## Directive:
Pick out all lines of the entries that include the word "standalone" and copy them.

Records
---

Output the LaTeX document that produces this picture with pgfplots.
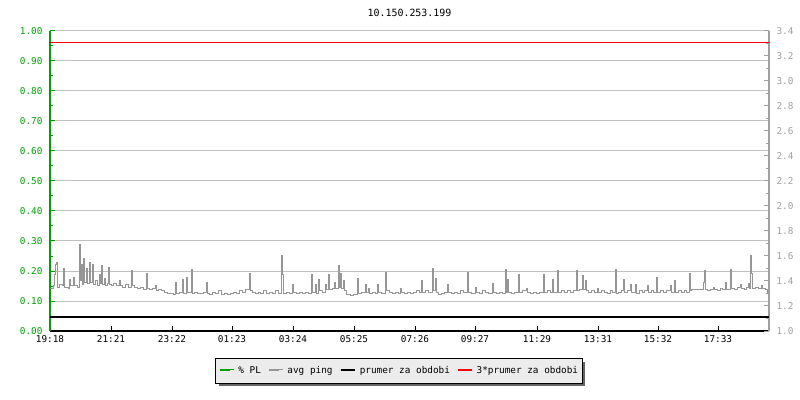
\documentclass[border=0pt]{standalone}
\usepackage{pgfplots}
\pgfplotsset{compat=1.18}
\usepackage{fontspec}
\setmainfont{DejaVu Sans Mono}
\usetikzlibrary{shadows}
\definecolor{plgreen}{RGB}{0,160,0}
\definecolor{pinggray}{RGB}{150,150,150}
\definecolor{axgray}{RGB}{160,160,160}
\definecolor{gridgray}{RGB}{192,192,192}
\definecolor{legfill}{RGB}{236,236,236}
\definecolor{shadowgray}{RGB}{100,100,100}
\newcommand{\tf}{\fontsize{9.4}{11}\selectfont}
\makeatletter
\tikzset{nopre/.code={\let\tikz@preactions\pgfutil@empty}}
\makeatother
\begin{document}
\begin{tikzpicture}
\useasboundingbox (-50bp,-69bp) rectangle (750bp,331bp);
% left axis (% PL scale) with grid
\begin{axis}[
  scale only axis, width=719bp, height=300bp,
  xmin=0, xmax=719, ymin=0, ymax=1,
  axis x line*=bottom, axis y line*=left,
  x axis line style={-, black, line width=1.2bp},
  y axis line style={-, plgreen, line width=1.2bp},
  xtick={0,61,122,182,243,304,365,425,487,548,608,668},
  xticklabels={19:18,21:21,23:22,01:23,03:24,05:25,07:26,09:27,11:29,13:31,15:32,17:33},
  ytick={0,0.1,0.2,0.3,0.4,0.5,0.6,0.7,0.8,0.9,1.0},
  minor y tick num=1,
  tick align=inside,
  major tick length=5bp, minor tick length=3bp,
  x tick style={black, line width=1bp},
  y tick style={plgreen, line width=1bp},
  ymajorgrids, major grid style={gridgray, line width=1bp},
  /pgf/number format/assume math mode=true,
  yticklabel style={plgreen, font=\tf, xshift=-4bp, /pgf/number format/fixed, /pgf/number format/precision=2, /pgf/number format/fixed zerofill},
  xticklabel style={black, font=\tf, yshift=-1bp},
  title={10.150.253.199},
  title style={font=\fontsize{10}{12}\selectfont, at={(0.5,1)}, anchor=center, yshift=12bp},
]
\addplot[draw=none, forget plot] coordinates {(0,0) (719,0)};
\end{axis}
% right axis (avg ping)
\begin{axis}[
  scale only axis, width=719bp, height=300bp,
  xmin=0, xmax=719, ymin=1, ymax=3.4,
  axis x line=none, axis y line*=right,
  y axis line style={-, axgray, line width=1.2bp},
  ytick={1.0,1.2,1.4,1.6,1.8,2.0,2.2,2.4,2.6,2.8,3.0,3.2,3.4},
  minor y tick num=1,
  tick align=inside,
  major tick length=5bp, minor tick length=3bp,
  y tick style={axgray, line width=1bp},
  /pgf/number format/assume math mode=true,
  yticklabel style={axgray, font=\tf, xshift=4bp, /pgf/number format/fixed, /pgf/number format/precision=1, /pgf/number format/fixed zerofill},
  legend columns=4,
  legend style={at={(0.4854,-0.1333)}, anchor=center, draw=black, line width=1bp,
    fill=legfill, font=\tf, inner xsep=3bp, inner ysep=7bp,
    drop shadow={shadow xshift=3bp, shadow yshift=-3bp, fill=shadowgray, opacity=1},
    nodes={inner sep=1bp, nopre},
    /tikz/every even column/.append style={column sep=6bp}},
  legend image code/.code={\path[nopre] (0bp,1bp) -- (14bp,1bp); \draw[nopre, #1, line width=2bp] (0bp,1bp) -- (10bp,1bp);},
]
\addlegendimage{plgreen}
\addlegendentry{\hspace{3bp}\% PL}
\addplot[pinggray, line width=1bp, const plot] table[x index=0, y index=1, header=false, row sep=\\] {
0 1.34\\3 1.36\\4 1.45\\5 1.53\\6 1.55\\7 1.35\\9 1.37\\12 1.36\\13 1.50\\14 1.35\\18 1.34\\19 1.41\\20 1.36\\23 1.43\\24 1.36\\27 1.35\\
29 1.69\\30 1.40\\31 1.53\\32 1.37\\33 1.58\\34 1.39\\36 1.50\\37 1.38\\39 1.55\\40 1.39\\42 1.53\\43 1.37\\45 1.40\\47 1.36\\49 1.45\\50 1.38\\51 1.52\\52 1.37\\54 1.42\\55 1.36\\57 1.38\\58 1.51\\59 1.37\\
61 1.36\\63 1.38\\66 1.36\\69 1.40\\70 1.36\\72 1.35\\75 1.37\\78 1.35\\81 1.48\\82 1.36\\84 1.35\\87 1.34\\
90 1.35\\93 1.33\\96 1.46\\97 1.34\\99 1.33\\102 1.34\\105 1.36\\106 1.32\\108 1.33\\111 1.32\\114 1.31\\117 1.30\\
120 1.30\\123 1.29\\125 1.39\\126 1.30\\129 1.31\\132 1.41\\133 1.30\\136 1.43\\137 1.31\\141 1.49\\142 1.30\\144 1.31\\147 1.30\\
150 1.30\\153 1.31\\156 1.39\\157 1.30\\159 1.29\\162 1.31\\165 1.30\\168 1.32\\171 1.29\\174 1.30\\177 1.29\\
180 1.30\\183 1.31\\186 1.30\\189 1.32\\192 1.31\\195 1.33\\199 1.46\\200 1.32\\202 1.31\\205 1.30\\208 1.31\\
210 1.30\\213 1.32\\216 1.30\\219 1.31\\222 1.30\\225 1.32\\228 1.30\\231 1.60\\232 1.45\\233 1.30\\236 1.31\\239 1.30\\
242 1.37\\243 1.31\\246 1.30\\249 1.31\\252 1.30\\255 1.31\\258 1.30\\261 1.45\\262 1.31\\265 1.37\\266 1.30\\268 1.41\\269 1.32\\
272 1.31\\275 1.37\\276 1.33\\278 1.45\\279 1.33\\282 1.34\\284 1.39\\285 1.34\\288 1.52\\289 1.35\\290 1.46\\291 1.34\\293 1.40\\294 1.32\\296 1.29\\
300 1.28\\303 1.29\\307 1.42\\308 1.30\\311 1.31\\315 1.37\\316 1.31\\318 1.34\\319 1.30\\322 1.31\\325 1.30\\327 1.37\\328 1.31\\
331 1.30\\335 1.47\\336 1.32\\339 1.31\\342 1.30\\345 1.31\\348 1.30\\350 1.34\\351 1.31\\354 1.30\\357 1.31\\
360 1.30\\363 1.31\\366 1.32\\369 1.31\\371 1.40\\372 1.31\\375 1.32\\378 1.31\\382 1.50\\383 1.32\\385 1.42\\386 1.31\\388 1.29\\
391 1.30\\394 1.31\\397 1.37\\398 1.31\\401 1.30\\404 1.31\\407 1.30\\410 1.32\\413 1.31\\417 1.47\\418 1.31\\
421 1.30\\425 1.35\\426 1.31\\429 1.30\\432 1.32\\435 1.31\\438 1.30\\442 1.38\\443 1.31\\446 1.30\\449 1.31\\
452 1.30\\455 1.49\\456 1.31\\457 1.41\\458 1.31\\461 1.30\\464 1.31\\468 1.45\\469 1.31\\472 1.32\\476 1.34\\477 1.31\\
480 1.30\\483 1.31\\486 1.30\\489 1.31\\493 1.45\\494 1.31\\497 1.32\\500 1.31\\502 1.41\\503 1.31\\507 1.48\\508 1.31\\
511 1.32\\514 1.31\\517 1.32\\520 1.31\\523 1.32\\526 1.48\\527 1.32\\529 1.33\\532 1.44\\533 1.33\\535 1.40\\536 1.32\\538 1.31\\
541 1.32\\544 1.31\\547 1.34\\548 1.31\\551 1.32\\554 1.31\\557 1.30\\560 1.32\\562 1.31\\565 1.49\\566 1.30\\568 1.31\\
571 1.32\\573 1.41\\574 1.31\\577 1.32\\580 1.37\\581 1.31\\585 1.37\\586 1.30\\589 1.32\\592 1.31\\594 1.32\\597 1.36\\598 1.31\\
601 1.32\\603 1.31\\606 1.43\\607 1.31\\610 1.32\\613 1.31\\616 1.32\\620 1.36\\621 1.31\\624 1.40\\625 1.31\\628 1.32\\
631 1.31\\634 1.32\\636 1.31\\639 1.46\\640 1.32\\641 1.33\\653 1.39\\654 1.48\\655 1.33\\657 1.32\\
660 1.33\\663 1.35\\664 1.33\\667 1.32\\670 1.34\\672 1.33\\675 1.39\\676 1.33\\680 1.49\\681 1.34\\684 1.33\\687 1.35\\
690 1.37\\691 1.34\\694 1.33\\696 1.35\\698 1.38\\699 1.34\\700 1.60\\701 1.46\\702 1.34\\705 1.35\\708 1.34\\711 1.36\\712 1.34\\715 1.33\\717 1.31\\720 1.32\\
};
\addlegendentry{\hspace{3bp}avg ping}
\addplot[black, line width=2.2bp] coordinates {(0,1.112) (719,1.112)};
\addlegendentry{\hspace{3bp}prumer za obdobi}
\addplot[red, line width=1.3bp] coordinates {(0,3.31) (719,3.31)};
\addlegendentry{\hspace{3bp}3*prumer za obdobi}
\end{axis}
\end{tikzpicture}
\end{document}
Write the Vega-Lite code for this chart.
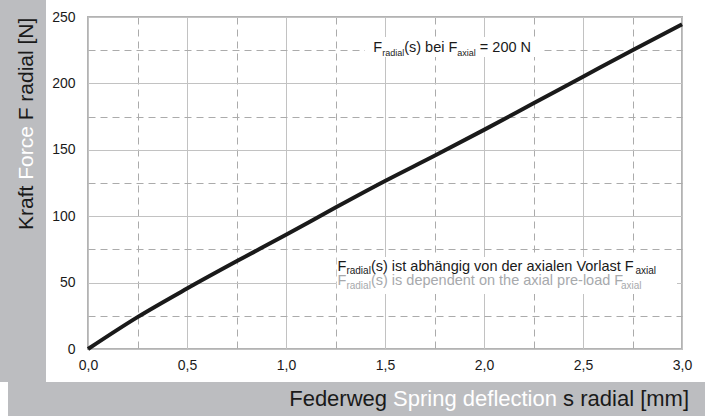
{
  "$schema": "https://vega.github.io/schema/vega-lite/v6.json",
  "width": 594,
  "height": 332,
  "autosize": {"type": "none"},
  "padding": {"left": 88, "top": 17, "right": 23, "bottom": 67},
  "background": "#ffffff",
  "config": {
    "view": {"stroke": "#b3b3b3", "strokeWidth": 2},
    "font": "Liberation Sans",
    "text": {"font": "Liberation Sans"}
  },
  "data": {"values": [{"anchor": 1}]},
  "datasets": {
    "curve": [
      {"s": 0, "F": 0},
      {"s": 0.25, "F": 24},
      {"s": 0.5, "F": 45.5},
      {"s": 0.75, "F": 66},
      {"s": 1.0, "F": 86},
      {"s": 1.25, "F": 106.5},
      {"s": 1.5, "F": 126.5},
      {"s": 1.75, "F": 145.5},
      {"s": 2.0, "F": 165},
      {"s": 2.25, "F": 185},
      {"s": 2.5, "F": 205},
      {"s": 2.75, "F": 225},
      {"s": 3.0, "F": 244.5}
    ]
  },
  "encoding": {
    "x": {
      "type": "quantitative",
      "scale": {"domain": [0, 3], "nice": false, "zero": false},
      "axis": {
        "values": [0, 0.25, 0.5, 0.75, 1, 1.25, 1.5, 1.75, 2, 2.25, 2.5, 2.75, 3],
        "title": null,
        "domain": false,
        "ticks": false,
        "tickSize": 0,
        "labelPadding": 9,
        "labelFont": "Liberation Sans",
        "labelFontSize": 14,
        "labelColor": "#1a1a1a",
        "labelFlush": false,
        "labelOverlap": false,
        "labelExpr": "datum.value % 0.5 == 0 ? replace(format(datum.value, '.1f'), '.', ',') : ''",
        "grid": true,
        "gridWidth": 1,
        "gridColor": {"condition": {"test": "datum.value % 0.5 != 0", "value": "#ababab"}, "value": "#c2c2c2"},
        "gridDash": {"condition": {"test": "datum.value % 0.5 != 0", "value": [7, 5]}, "value": []},
        "zindex": 0
      }
    },
    "y": {
      "type": "quantitative",
      "scale": {"domain": [0, 250], "nice": false, "zero": false},
      "axis": {
        "values": [0, 25, 50, 75, 100, 125, 150, 175, 200, 225, 250],
        "title": null,
        "domain": false,
        "ticks": false,
        "tickSize": 0,
        "labelPadding": 13,
        "labelFont": "Liberation Sans",
        "labelFontSize": 14,
        "labelColor": "#1a1a1a",
        "labelFlush": false,
        "labelOverlap": false,
        "labelExpr": "datum.value % 50 == 0 ? datum.label : ''",
        "grid": true,
        "gridWidth": 1,
        "gridColor": {"condition": {"test": "datum.value % 50 != 0", "value": "#ababab"}, "value": "#c2c2c2"},
        "gridDash": {"condition": {"test": "datum.value % 50 != 0", "value": [7, 5]}, "value": []},
        "zindex": 0
      }
    }
  },
  "layer": [
    {
      "mark": {"type": "rect", "color": "#bcbdc0"},
      "encoding": {"x": {"datum": -0.4444}, "x2": {"datum": -0.2121}, "y": {"datum": 262.8}, "y2": {"datum": -24.85}}
    },
    {
      "mark": {"type": "rect", "color": "#bcbdc0"},
      "encoding": {"x": {"datum": -0.404}, "x2": {"datum": 3.1162}, "y": {"datum": -24.85}, "y2": {"datum": -50.45}}
    },
    {
      "mark": {"type": "rect", "color": "#ffffff"},
      "encoding": {"x": {"datum": 1.399}, "x2": {"datum": 2.288}, "y": {"datum": 234.9}, "y2": {"datum": 219.9}}
    },
    {
      "mark": {"type": "rect", "color": "#ffffff"},
      "encoding": {"x": {"datum": 1.256}, "x2": {"datum": 2.9747}, "y": {"datum": 69.28}, "y2": {"datum": 41.42}}
    },
    {
      "mark": {"type": "text", "text": "F", "fontSize": 14.5, "align": "left", "baseline": "alphabetic", "color": "#1a1a1a"},
      "encoding": {"x": {"datum": 1.4409}, "y": {"datum": 223.87}}
    },
    {
      "mark": {"type": "text", "text": "radial", "fontSize": 9, "align": "left", "baseline": "alphabetic", "color": "#1a1a1a"},
      "encoding": {"x": {"datum": 1.4857}, "y": {"datum": 220.86}}
    },
    {
      "mark": {"type": "text", "text": "(s) bei F", "fontSize": 14.5, "align": "left", "baseline": "alphabetic", "color": "#1a1a1a"},
      "encoding": {"x": {"datum": 1.5968}, "y": {"datum": 223.87}}
    },
    {
      "mark": {"type": "text", "text": "axial", "fontSize": 9, "align": "left", "baseline": "alphabetic", "color": "#1a1a1a"},
      "encoding": {"x": {"datum": 1.8653}, "y": {"datum": 220.86}}
    },
    {
      "mark": {"type": "text", "text": "= 200 N", "fontSize": 14.5, "align": "left", "baseline": "alphabetic", "color": "#1a1a1a"},
      "encoding": {"x": {"datum": 1.9791}, "y": {"datum": 223.87}}
    },
    {
      "mark": {"type": "text", "text": "F", "fontSize": 14.5, "align": "left", "baseline": "alphabetic", "color": "#1a1a1a"},
      "encoding": {"x": {"datum": 1.2601}, "y": {"datum": 59.11}}
    },
    {
      "mark": {"type": "text", "text": "radial", "fontSize": 10, "align": "left", "baseline": "alphabetic", "color": "#1a1a1a"},
      "encoding": {"x": {"datum": 1.3051}, "y": {"datum": 56.48}}
    },
    {
      "mark": {"type": "text", "text": "(s) ist abhängig von der axialen Vorlast F", "fontSize": 14.5, "align": "left", "baseline": "alphabetic", "color": "#1a1a1a"},
      "encoding": {"x": {"datum": 1.4288}, "y": {"datum": 59.11}}
    },
    {
      "mark": {"type": "text", "text": "axial", "fontSize": 10, "align": "left", "baseline": "alphabetic", "color": "#1a1a1a"},
      "encoding": {"x": {"datum": 2.7646}, "y": {"datum": 56.48}}
    },
    {
      "mark": {"type": "text", "text": "F", "fontSize": 14.5, "align": "left", "baseline": "alphabetic", "color": "#a7a9ac"},
      "encoding": {"x": {"datum": 1.2601}, "y": {"datum": 47.82}}
    },
    {
      "mark": {"type": "text", "text": "radial", "fontSize": 10, "align": "left", "baseline": "alphabetic", "color": "#a7a9ac"},
      "encoding": {"x": {"datum": 1.3051}, "y": {"datum": 45.18}}
    },
    {
      "mark": {"type": "text", "text": "(s) is dependent on the axial pre-load F", "fontSize": 14.5, "align": "left", "baseline": "alphabetic", "color": "#a7a9ac"},
      "encoding": {"x": {"datum": 1.4288}, "y": {"datum": 47.82}}
    },
    {
      "mark": {"type": "text", "text": "axial", "fontSize": 10, "align": "left", "baseline": "alphabetic", "color": "#a7a9ac"},
      "encoding": {"x": {"datum": 2.692}, "y": {"datum": 45.18}}
    },
    {
      "mark": {"type": "text", "text": "Kraft", "fontSize": 21, "angle": -90, "align": "left", "baseline": "alphabetic", "color": "#1a1a1a"},
      "encoding": {"x": {"datum": -0.2763}, "y": {"datum": 89.6}}
    },
    {
      "mark": {"type": "text", "text": "Force", "fontSize": 21, "angle": -90, "align": "left", "baseline": "alphabetic", "color": "#ffffff"},
      "encoding": {"x": {"datum": -0.2763}, "y": {"datum": 127.4}}
    },
    {
      "mark": {"type": "text", "text": "F radial [N]", "fontSize": 21, "angle": -90, "align": "left", "baseline": "alphabetic", "color": "#1a1a1a"},
      "encoding": {"x": {"datum": -0.2763}, "y": {"datum": 172.2}}
    },
    {
      "mark": {"type": "text", "text": "Federweg", "fontSize": 22, "align": "left", "baseline": "alphabetic", "color": "#1a1a1a"},
      "encoding": {"x": {"datum": 1.0162}, "y": {"datum": -42.92}}
    },
    {
      "mark": {"type": "text", "text": "Spring deflection", "fontSize": 22, "align": "left", "baseline": "alphabetic", "color": "#ffffff"},
      "encoding": {"x": {"datum": 1.5409}, "y": {"datum": -42.92}}
    },
    {
      "mark": {"type": "text", "text": "s radial [mm]", "fontSize": 22, "align": "left", "baseline": "alphabetic", "color": "#1a1a1a"},
      "encoding": {"x": {"datum": 2.3995}, "y": {"datum": -42.92}}
    },
    {
      "data": {"name": "curve"},
      "mark": {"type": "line", "color": "#1a1a1a", "strokeWidth": 4, "interpolate": "monotone"},
      "encoding": {"x": {"field": "s", "type": "quantitative"}, "y": {"field": "F", "type": "quantitative"}}
    }
  ]
}
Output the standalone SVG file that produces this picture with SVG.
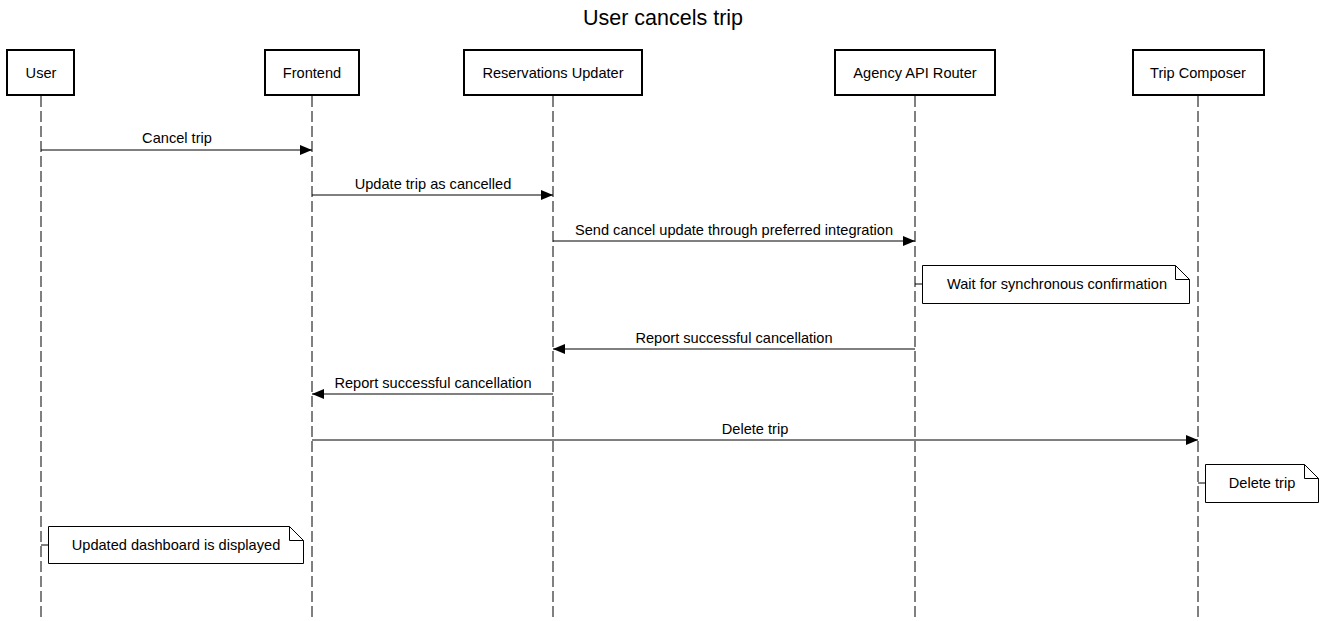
<svg xmlns="http://www.w3.org/2000/svg" width="1327" height="621" viewBox="0 0 1327 621">
<defs>
<style>
text{font-family:"Liberation Sans",Arial,sans-serif;fill:#000}
.actor rect{fill:#fff;stroke:#000;stroke-width:2}
.actor text{font-size:14.6px;text-anchor:middle}
.life{stroke:#000;stroke-width:1;stroke-dasharray:11,4}
.msg{stroke:#000;stroke-width:1;fill:none}
.lbl{font-size:14.6px;text-anchor:middle}
.note path{fill:#fff;stroke:#000;stroke-width:1}
.note text{font-size:14.6px;text-anchor:middle}
</style>
<marker id="arr" viewBox="0 0 12 10" refX="12" refY="5" markerWidth="12" markerHeight="10" markerUnits="userSpaceOnUse" orient="auto">
<path d="M0,0 L12,5 L0,10 Z" fill="#000"/>
</marker>
</defs>
<rect width="1327" height="621" fill="#fff"/>
<text x="663" y="25" font-size="21.5" text-anchor="middle">User cancels trip</text>

<g id="lifelines">
<line class="life" x1="41" y1="96" x2="41" y2="621"/>
<line class="life" x1="312" y1="96" x2="312" y2="621"/>
<line class="life" x1="553" y1="96" x2="553" y2="621"/>
<line class="life" x1="915" y1="96" x2="915" y2="621"/>
<line class="life" x1="1198" y1="96" x2="1198" y2="621"/>
</g>

<g id="user" class="actor"><rect x="7" y="50" width="67" height="45"/><text x="41" y="78">User</text></g>
<g id="frontend" class="actor"><rect x="265" y="50" width="94" height="45"/><text x="312" y="78">Frontend</text></g>
<g id="reservations" class="actor"><rect x="464" y="50" width="178" height="45"/><text x="553" y="78">Reservations Updater</text></g>
<g id="agency" class="actor"><rect x="835" y="50" width="160" height="45"/><text x="915" y="78">Agency API Router</text></g>
<g id="composer" class="actor"><rect x="1133" y="50" width="131" height="45"/><text x="1198" y="78">Trip Composer</text></g>

<g id="connectors">
<line class="msg" x1="41" y1="150" x2="312" y2="150" marker-end="url(#arr)"/>
<text class="lbl" x="177" y="143">Cancel trip</text>
<line class="msg" x1="312" y1="195" x2="553" y2="195" marker-end="url(#arr)"/>
<text class="lbl" x="433" y="189">Update trip as cancelled</text>
<line class="msg" x1="553" y1="241" x2="915" y2="241" marker-end="url(#arr)"/>
<text class="lbl" x="734" y="235">Send cancel update through preferred integration</text>
<line class="msg" x1="915" y1="349" x2="553" y2="349" marker-end="url(#arr)"/>
<text class="lbl" x="734" y="343">Report successful cancellation</text>
<line class="msg" x1="553" y1="394" x2="312" y2="394" marker-end="url(#arr)"/>
<text class="lbl" x="433" y="388">Report successful cancellation</text>
<line class="msg" x1="312" y1="440" x2="1198" y2="440" marker-end="url(#arr)"/>
<text class="lbl" x="755" y="434">Delete trip</text>
<line class="msg" x1="915" y1="284" x2="922" y2="284"/>
<line class="msg" x1="1198" y1="483" x2="1205" y2="483"/>
<line class="msg" x1="41" y1="545" x2="48" y2="545"/>
</g>

<g id="note1" class="note"><path d="M922.5,265.5 H1175.5 L1189.5,279.5 V303.5 H922.5 Z M1175.5,265.5 V279.5 H1189.5"/><text x="1057" y="289">Wait for synchronous confirmation</text></g>
<g id="note2" class="note"><path d="M1205.5,464.5 H1304.5 L1318.5,478.5 V502.5 H1205.5 Z M1304.5,464.5 V478.5 H1318.5"/><text x="1262" y="488">Delete trip</text></g>
<g id="note3" class="note"><path d="M48.5,526.5 H289.5 L303.5,540.5 V563.5 H48.5 Z M289.5,526.5 V540.5 H303.5"/><text x="176" y="550">Updated dashboard is displayed</text></g>
</svg>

---

## Worked answer:
\documentclass[border=0pt]{standalone}
Output the standalone SVG file that produces this picture with SVG.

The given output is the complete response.